Even Beauvoir scholars are guilty of projecting their own anxieties onto her, and it is the relationship with Sartre that plays such an ambiguous role in their idol's life. Did he compromise her or copy from her; inspire her or keep her down? "Sartre trapped Simone de Beauvoir by insisting that she follow him," maintains Michelle Le Doeff. Edward and Kate Fulbrook have been at pains to show that Sartre cribbed the philosophy in Being and Nothingness from Beauvoir. Even the most recent biography to appear in English was a double biography—Hazel Rowley's Tête-à-Tête: The Tumultuous Lives and Loves of Simone de Beauvoir and Jean-Paul Sartre. Thinking Simone de Beauvoir apart from Jean-Paul Sartre has not, apparently, been feasible: too many scores to settle, that embarrassing pact, and the paradox of the great feminist in thrall to her boyfriend.
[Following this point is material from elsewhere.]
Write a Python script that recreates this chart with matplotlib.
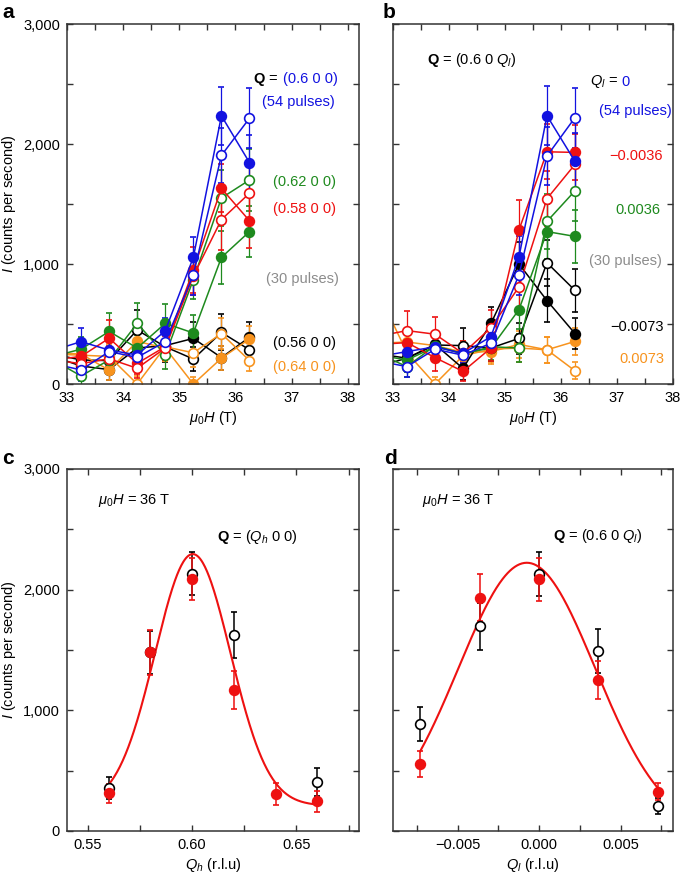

Of course, the relationship between two of the most important philosophers of the 20th century is worth spilling a little—okay, a lot—of ink. It did last half a century. But Beauvoir's image—not the one that evolves through a careful study of her writing but her popular, mainstream image—could benefit from a little one-on-one time with the lady in question. We can therefore be grateful that Beauvoir's early diaries have now been released to the public, giving us a glimpse of a passionate, joyful, brilliant young woman, who suspects she has greatness in her, but has no idea of the icon she will become. We meet in them not the older, self-protective Beauvoir who looks back at this period in volume one of her four-volume autobiography, Memoirs of a Dutiful Daughter (Mémoires d'une jeune fille rangée, 1958); rather, we meet the intimate and not-yet-formed Beauvoir, speaking in her own youthful voice, asserting her dedication to ideas, to literature, and to dedicated thought.
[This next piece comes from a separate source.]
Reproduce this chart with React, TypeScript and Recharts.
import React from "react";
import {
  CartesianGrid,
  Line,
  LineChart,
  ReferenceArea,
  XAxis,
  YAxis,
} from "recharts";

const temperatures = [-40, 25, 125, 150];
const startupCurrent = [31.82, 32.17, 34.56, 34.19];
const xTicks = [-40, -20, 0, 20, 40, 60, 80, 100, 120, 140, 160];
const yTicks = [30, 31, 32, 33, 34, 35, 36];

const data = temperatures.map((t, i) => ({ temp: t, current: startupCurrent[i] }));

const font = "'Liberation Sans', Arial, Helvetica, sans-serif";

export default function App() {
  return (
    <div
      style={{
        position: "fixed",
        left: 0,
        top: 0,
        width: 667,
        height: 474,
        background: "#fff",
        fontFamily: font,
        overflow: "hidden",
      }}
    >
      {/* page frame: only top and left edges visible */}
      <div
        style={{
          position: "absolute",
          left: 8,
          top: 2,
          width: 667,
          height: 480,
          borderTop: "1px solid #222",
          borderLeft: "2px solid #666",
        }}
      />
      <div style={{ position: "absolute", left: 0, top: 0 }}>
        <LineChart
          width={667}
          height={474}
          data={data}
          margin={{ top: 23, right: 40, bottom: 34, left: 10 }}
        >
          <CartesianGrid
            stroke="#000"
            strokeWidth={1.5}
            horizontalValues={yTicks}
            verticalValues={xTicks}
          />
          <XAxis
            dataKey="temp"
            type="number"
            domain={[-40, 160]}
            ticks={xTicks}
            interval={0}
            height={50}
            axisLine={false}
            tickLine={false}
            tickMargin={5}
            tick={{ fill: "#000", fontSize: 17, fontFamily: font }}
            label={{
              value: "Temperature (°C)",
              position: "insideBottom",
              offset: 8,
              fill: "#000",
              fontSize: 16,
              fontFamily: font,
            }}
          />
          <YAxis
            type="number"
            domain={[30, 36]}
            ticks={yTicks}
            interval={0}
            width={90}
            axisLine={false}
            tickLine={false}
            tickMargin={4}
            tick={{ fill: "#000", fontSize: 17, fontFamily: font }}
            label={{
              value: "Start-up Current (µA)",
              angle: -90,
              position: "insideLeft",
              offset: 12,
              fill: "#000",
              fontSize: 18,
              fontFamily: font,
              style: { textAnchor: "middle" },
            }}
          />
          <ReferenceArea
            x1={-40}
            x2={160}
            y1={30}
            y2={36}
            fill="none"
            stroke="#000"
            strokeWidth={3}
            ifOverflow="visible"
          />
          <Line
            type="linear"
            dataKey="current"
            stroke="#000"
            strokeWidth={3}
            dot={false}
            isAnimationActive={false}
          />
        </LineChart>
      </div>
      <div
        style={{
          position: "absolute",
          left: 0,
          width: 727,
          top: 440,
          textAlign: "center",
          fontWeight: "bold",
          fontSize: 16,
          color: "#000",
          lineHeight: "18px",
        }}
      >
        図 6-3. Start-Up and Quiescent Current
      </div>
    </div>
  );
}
When Beauvoir died in 1986, her adopted daughter, Sylvie Le Bon de Beauvoir, found these diaries in among her papers (an earlier diary, from 1925, which Beauvoir refers to, has not been found). In 1990 she donated them to the Bibliothèque National in Paris, where they were made available for scholarly research, and subsequently, thanks to the efforts of two American Beauvoir scholars, Margaret A. Simons and Barbara Klaw, the first volume of the diaries appeared in English in 2006 as part of the University of Illinois Press's Beauvoir Series. But this volume covers only 1926 to 1927; the events of 1929—which chronicles Beauvoir's meeting Sartre and the beginning of their affair, her passing the agrégation examination (coming in second only to Sartre), her move out of her parents' home, and the death of her childhood friend Zaza—will be released at a yet-to-be-determined date.
The Cahiers de jeunesse cover the years 1926 - 1930, when Beauvoir was studying philosophy at the Sorbonne, and then preparing for the agrégation (a highly competitive national exam, which women had only been allowed to take since 1905) while finishing her undergraduate degree. She would not meet Sartre until 1929; we are granted three full years of Beauvoirean thought to consider apart from Sartre's. And we can also begin to assess the young Beauvoir from a different perspective than the account she gave of herself, years later, in her autobiography.
Beauvoir describes in the Memoires the unhappiness of her adolescent years; in 1919 her grandfather (president of the Meuse bank) went bankrupt, and her father, a bourgeois gentleman and lawyer by training, had to go to work. Georges de Beauvoir was a very charming man, but not particularly suited to the professions, and the family's income steadily dwindled. He moved his family to a cramped apartment on the rue de Rennes, on the sixth floor with a meager supply of running water. Simone and her younger sister Hélène shared a tiny bedroom off of the kitchen. Their devoutly religious mother read their mail, doted on "Poupette" (as Hélène was nicknamed), and gave Simone a hard time about her reading habits. The Beauvoir girls would have to be educated, their father decided, so that they might go out and earn their living—as they certainly would have no dowry. For Simone this was a blessing, and she threw herself into her studies to combat the loneliness, shame, and frustration of her circumstances. She said later that it was after reading Little Women and identifying so much with tomboy Jo that the idea came to her that marriage was not her only choice in life; doubtless the knowledge that she would have to earn her own living compounded this feeling that marriage was optional. As Beauvoir admitted to her biographer Deirdre Bair, even if Jo does marry in the end, her rebellion was fortified early on by exposure to literary women like Jo March.
In 1926 and 1927, the diaries give us a privileged viewpoint on the emotional effects of her rebellion from her bourgeois family. She feels keenly the lack of an intellectual equal to confide in, and she writes repeatedly, in the early years at least, of her utter solitude, trying to make a virtue of her difference, occasionally yielding to her misery in pages of despondent prose. But her misery is countered by wild, exultant intellectual discoveries. She reads widely and deeply, frequently including long passages copied out from books that impress her: Bergson, Barrès, Claudel, Mauriac, Fournier, Jammes, Cocteau, Arland, Gide. All the great French writers of the early 20th-century are represented.